Fuller was brimming with confidence. He would excavate every foot of ground in Section 18 if that’s what it took. Fuller’s detectives and Cypress Hills Cemetery workers were enthusiastically engaged in the digging. Off and on there could be heard the excited shouts of these men claiming to have struck something of importance, but further digging only turned up more rock and dirt. The original trench was dug deeper and wider, extending in all directions. The mysterious man that Fuller had run into on his first excursion to the cemetery—the man wearing expertly polished shoes along with cemetery worker’s garb—was ultimately identified. James Dagner lived in a house not far from the deserted road leading out of the cemetery. He turned out to be just a well-soled cemetery employee and was solicited to help with the digging. Fuller remained dubious of him and went so far as to question Runice about the possibility that Dagner might have been involved in the case. Runice dispelled such theories, explaining that Dagner had only tried to lead Fuller’s group away from Section 18 because it was private property, belonging to Runice, and supposedly not accessible to the general public. Still, Fuller kept a watchful eye on Dagner, just in case.

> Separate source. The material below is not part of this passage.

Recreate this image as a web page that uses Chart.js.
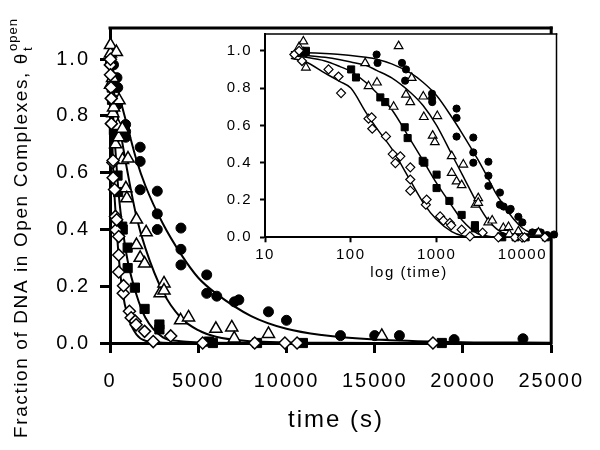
<!DOCTYPE html>
<html>
<head>
<meta charset="utf-8">
<script src="https://cdn.jsdelivr.net/npm/chart.js@4.4.0/dist/chart.umd.min.js"></script>
<style>
  html, body { margin: 0; padding: 0; background: #fff; }
  #wrap { position: relative; width: 600px; height: 450px; }
  canvas { position: absolute; left: 0; top: 0; }
</style>
</head>
<body>
<div id="wrap">
  <canvas id="main" width="600" height="450"></canvas>
  <canvas id="inset" width="600" height="450"></canvas>
</div>
<script>
// measured points (time in s, fraction open)
const circleT = [28, 30, 200, 205, 395, 430, 440, 885, 885, 890, 1710, 1710, 1710, 2680, 2680, 2680, 4020, 4020, 4020, 5480, 5480, 6050, 7050, 7300, 8980, 10000, 13060, 15000, 16400, 19500, 23400];
const circleV = [1.00, 0.99, 0.98, 0.935, 0.935, 0.84, 0.90, 0.77, 0.745, 0.725, 0.69, 0.64, 0.54, 0.535, 0.455, 0.40, 0.405, 0.33, 0.275, 0.24, 0.175, 0.165, 0.145, 0.152, 0.11, 0.08, 0.026, 0.026, 0.026, 0.012, 0.015];

const triangleT = [25, 28, 30, 147, 161, 202, 316, 361, 440, 494, 513, 700, 710, 900, 955, 1020, 1500, 1500, 1710, 1960, 2050, 2840, 3060, 3060, 4000, 4450, 6000, 6900, 7040, 8980, 15400];
const triangleV = [1.02, 1.05, 0.91, 0.934, 0.81, 0.83, 0.70, 1.025, 0.765, 0.725, 0.855, 0.755, 0.645, 0.545, 0.51, 0.65, 0.435, 0.345, 0.30, 0.28, 0.39, 0.175, 0.21, 0.185, 0.08, 0.09, 0.05, 0.055, 0.016, 0.032, 0.025];

const squareT = [28, 30, 101, 115, 221, 252, 425, 460, 689, 720, 1000, 1000, 1410, 1960, 2800, 2800, 5600, 5830, 8330, 10930, 18800];
const squareV = [0.99, 1.00, 0.90, 0.857, 0.75, 0.725, 0.59, 0.532, 0.41, 0.40, 0.336, 0.264, 0.195, 0.12, 0.065, 0.048, 0.005, 0.0, 0.0, 0.0, 0.0];

const diamondT = [22, 25, 27, 55, 72, 77, 161, 175, 178, 257, 308, 331, 378, 494, 494, 494, 750, 766, 1100, 1200, 1430, 1480, 1960, 2450, 3440, 5250, 8200, 9910, 10600, 18300];
const diamondV = [0.98, 1.00, 0.945, 0.90, 0.862, 0.773, 0.636, 0.643, 0.582, 0.541, 0.446, 0.398, 0.434, 0.375, 0.31, 0.25, 0.175, 0.202, 0.112, 0.089, 0.077, 0.064, 0.041, 0.005, 0.025, 0.0, 0.0, 0.0, 0.0, 0.0];

// fitted curves
const fitT        = [20, 30, 50, 75, 100, 150, 200, 300, 500, 700, 1000, 1500, 2000, 3000, 4000, 5000, 6000, 8000, 10000, 12000, 15000, 20000, 25000];
const fitCircle   = [0.995, 0.99, 0.985, 0.98, 0.975, 0.965, 0.955, 0.93, 0.88, 0.83, 0.76, 0.645, 0.555, 0.42, 0.315, 0.23, 0.175, 0.095, 0.05, 0.028, 0.012, 0.003, 0.001];
const fitTriangle = [0.98, 0.975, 0.965, 0.952, 0.94, 0.922, 0.895, 0.855, 0.775, 0.705, 0.60, 0.445, 0.335, 0.18, 0.09, 0.045, 0.022, 0.006, 0.002, 0.001, 0, 0, 0];
const fitSquare   = [0.975, 0.965, 0.945, 0.915, 0.89, 0.83, 0.775, 0.685, 0.52, 0.41, 0.29, 0.17, 0.09, 0.02, 0.006, 0.002, 0.001, 0, 0, 0, 0, 0, 0];
const fitDiamond  = [0.96, 0.94, 0.88, 0.835, 0.80, 0.67, 0.585, 0.475, 0.30, 0.185, 0.095, 0.03, 0.008, 0.001, 0, 0, 0, 0, 0, 0, 0, 0, 0];

const mainXTicks = [0, 5000, 10000, 15000, 20000, 25000];
const mainYTicks = [0, 0.2, 0.4, 0.6, 0.8, 1.0];
const insetXTicks = [10, 100, 1000, 10000];
const insetYTicks = [0, 0.2, 0.4, 0.6, 0.8, 1.0];

Chart.defaults.font.family = "'Liberation Sans', Arial, sans-serif";
Chart.defaults.color = '#000';

const pts = (t, v) => t.map((x, i) => ({ x: x, y: v[i] }));

function markers(t, v, style, r, filled, bw, order) {
    return {
        type: 'scatter',
        data: pts(t, v),
        pointStyle: style,
        pointRadius: r,
        pointHoverRadius: r,
        pointBorderWidth: bw,
        pointBorderColor: '#000',
        pointBackgroundColor: filled ? '#000' : '#fff',
        showLine: false,
        clip: false,
        order: order
    };
}

function fitLine(v, w) {
    return {
        type: 'line',
        data: pts(fitT, v),
        borderColor: '#000',
        borderWidth: w,
        pointRadius: 0,
        pointHoverRadius: 0,
        cubicInterpolationMode: 'monotone',
        fill: false,
        order: 10
    };
}

const spacing = (px) => ({
    id: 'spacing',
    beforeLayout(c) { c.ctx.letterSpacing = px; },
    beforeDraw(c) { c.ctx.letterSpacing = px; }
});

// main plot: box, axis titles
const mainDecor = {
    id: 'mainDecor',
    afterDraw(c) {
        const ctx = c.ctx, a = c.chartArea;
        ctx.save();
        ctx.globalAlpha = 1;
        ctx.globalCompositeOperation = 'source-over';
        ctx.fillStyle = '#000';
        // top and right edges of the box
        ctx.fillRect(a.left - 1.5, a.top - 1.5, a.right - a.left + 3, 3);
        ctx.fillRect(a.right - 1.5, a.top - 1.5, 3, a.bottom - a.top + 3);

        ctx.letterSpacing = '2px';
        ctx.font = "24px 'Liberation Sans', Arial, sans-serif";
        ctx.textAlign = 'center';
        ctx.textBaseline = 'middle';
        ctx.fillText('time (s)', 336, 420);

        const yTitle = 'Fraction of DNA in Open Complexes, \u03B8';
        ctx.translate(27, 438);
        ctx.rotate(-Math.PI / 2);
        ctx.textAlign = 'left';
        ctx.textBaseline = 'alphabetic';
        ctx.letterSpacing = '1.6px';
        ctx.font = "19px 'Liberation Sans', Arial, sans-serif";
        ctx.fillText(yTitle, 0, 0);
        const w = ctx.measureText(yTitle).width;
        ctx.letterSpacing = '1px';
        ctx.font = "13px 'Liberation Sans', Arial, sans-serif";
        ctx.fillText('open', w + 1, -10);
        ctx.fillText('t', w + 1, 5);
        ctx.restore();
    }
};

new Chart(document.getElementById('main'), {
    type: 'scatter',
    data: {
        datasets: [
            markers(diamondT, diamondV, 'rectRot', 6, false, 1.5, 0),
            markers(triangleT, triangleV, 'triangle', 7, false, 1.5, 1),
            markers(squareT, squareV, 'rect', 6.5, true, 1, 2),
            markers(circleT, circleV, 'circle', 5, true, 1, 3),
            fitLine(fitCircle, 2),
            fitLine(fitTriangle, 2),
            fitLine(fitSquare, 2),
            fitLine(fitDiamond, 2)
        ]
    },
    options: {
        responsive: false,
        animation: false,
        devicePixelRatio: 1,
        layout: { padding: { top: 28, right: 40, left: 0, bottom: 0 } },
        plugins: { legend: { display: false }, tooltip: { enabled: false } },
        scales: {
            x: {
                type: 'linear',
                min: 0,
                max: 25000,
                afterBuildTicks: s => { s.ticks = mainXTicks.map(v => ({ value: v })); },
                afterFit: s => { s.height = 107; },
                grid: { drawOnChartArea: false, tickLength: 10, tickWidth: 3, tickColor: '#000' },
                border: { color: '#000', width: 3 },
                ticks: { font: { size: 20 }, padding: 16, maxRotation: 0, callback: v => String(v) }
            },
            y: {
                min: 0,
                max: 1.11,
                afterBuildTicks: s => { s.ticks = mainYTicks.map(v => ({ value: v })); },
                afterFit: s => { s.width = 110; },
                grid: { drawOnChartArea: false, tickLength: 10, tickWidth: 3, tickColor: '#000' },
                border: { color: '#000', width: 3 },
                ticks: { font: { size: 20 }, padding: 10, callback: v => v.toFixed(1) }
            }
        }
    },
    plugins: [spacing('2px'), mainDecor]
});

// inset: white box, thin frame, axis title
const insetDecor = {
    id: 'insetDecor',
    beforeDraw(c) {
        const ctx = c.ctx, a = c.chartArea;
        ctx.save();
        ctx.fillStyle = '#fff';
        ctx.fillRect(a.left, a.top, a.right - a.left, a.bottom - a.top);
        ctx.restore();
    },
    afterDraw(c) {
        const ctx = c.ctx, a = c.chartArea;
        ctx.save();
        ctx.fillStyle = '#000';
        ctx.fillRect(a.left, a.top - 0.75, a.right - a.left + 0.75, 1.5);
        ctx.fillRect(a.right - 0.75, a.top - 0.75, 1.5, a.bottom - a.top + 0.75);
        ctx.letterSpacing = '1.5px';
        ctx.font = "15px 'Liberation Sans', Arial, sans-serif";
        ctx.textAlign = 'center';
        ctx.textBaseline = 'middle';
        ctx.fillText('log (time)', 409, 273);
        ctx.restore();
    }
};

new Chart(document.getElementById('inset'), {
    type: 'scatter',
    data: {
        datasets: [
            markers(diamondT, diamondV, 'rectRot', 4.5, false, 1.2, 0),
            markers(triangleT, triangleV, 'triangle', 5, false, 1.2, 1),
            markers(squareT, squareV, 'rect', 5, true, 1, 2),
            markers(circleT, circleV, 'circle', 3.6, true, 1, 3),
            fitLine(fitCircle, 1.5),
            fitLine(fitTriangle, 1.5),
            fitLine(fitSquare, 1.5),
            fitLine(fitDiamond, 1.5)
        ]
    },
    options: {
        responsive: false,
        animation: false,
        devicePixelRatio: 1,
        layout: { padding: { top: 34, right: 43.5, left: 0, bottom: 0 } },
        plugins: { legend: { display: false }, tooltip: { enabled: false } },
        scales: {
            x: {
                type: 'logarithmic',
                min: 10,
                max: 25000,
                afterBuildTicks: s => { s.ticks = insetXTicks.map(v => ({ value: v })); },
                afterFit: s => { s.height = 212.7; },
                grid: { drawOnChartArea: false, tickLength: 5, tickWidth: 2, tickColor: '#000' },
                border: { color: '#000', width: 2 },
                ticks: { font: { size: 15 }, padding: 4, maxRotation: 0, autoSkip: false, callback: v => String(v) }
            },
            y: {
                min: 0,
                max: 1.09,
                afterBuildTicks: s => { s.ticks = insetYTicks.map(v => ({ value: v })); },
                afterFit: s => { s.width = 265; },
                grid: { drawOnChartArea: false, tickLength: 5, tickWidth: 2, tickColor: '#000' },
                border: { color: '#000', width: 2 },
                ticks: { font: { size: 15 }, padding: 8, callback: v => v.toFixed(1) }
            }
        }
    },
    plugins: [spacing('1.5px'), insetDecor]
});
</script>
</body>
</html>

After two days of digging, on August 20 and 21, not a single clue or anything of any consequence was found. By the end of the second day, Section 18, once bustling with spectators and a cadre of enthusiastic and relentless diggers, was reduced to a paltry three workers and only a dozen or so onlookers. Every shovelful of dirt brought Fuller’s excavation closer to an end. Fuller himself abandoned the site on the 23rd. The next day, he officially abandoned the search for A. T. Stewart’s body, faced the newspaper reporters, and admitted he had been fooled. The painting had been, after all, a hoax. Fuller made a public apology.
“I do not hesitate to say that I believe I have been fooled,” Fuller said.

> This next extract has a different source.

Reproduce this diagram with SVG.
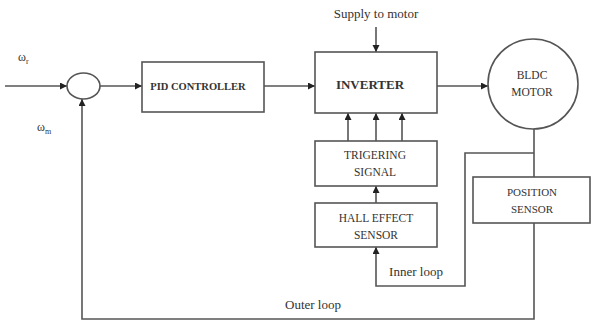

Still, the question remained: “Why try to fool this particular detective?”
Fuller concluded that the hoax had been designed by culprits intent on embarrassing Hilton and Mrs. Stewart and creating some sensational journalism at his expense.
THE CYPRESS HILLS SEARCH ABANDONED
Detective J. M. Fuller announced yesterday afternoon, at an early hour, that he was satisfied that no good results would follow a further prosecution of his excavation work in the Cypress Hills Cemetery, and the digging was thereupon abandoned, the workmen receiving orders to refill the long, deep trenches which had been made.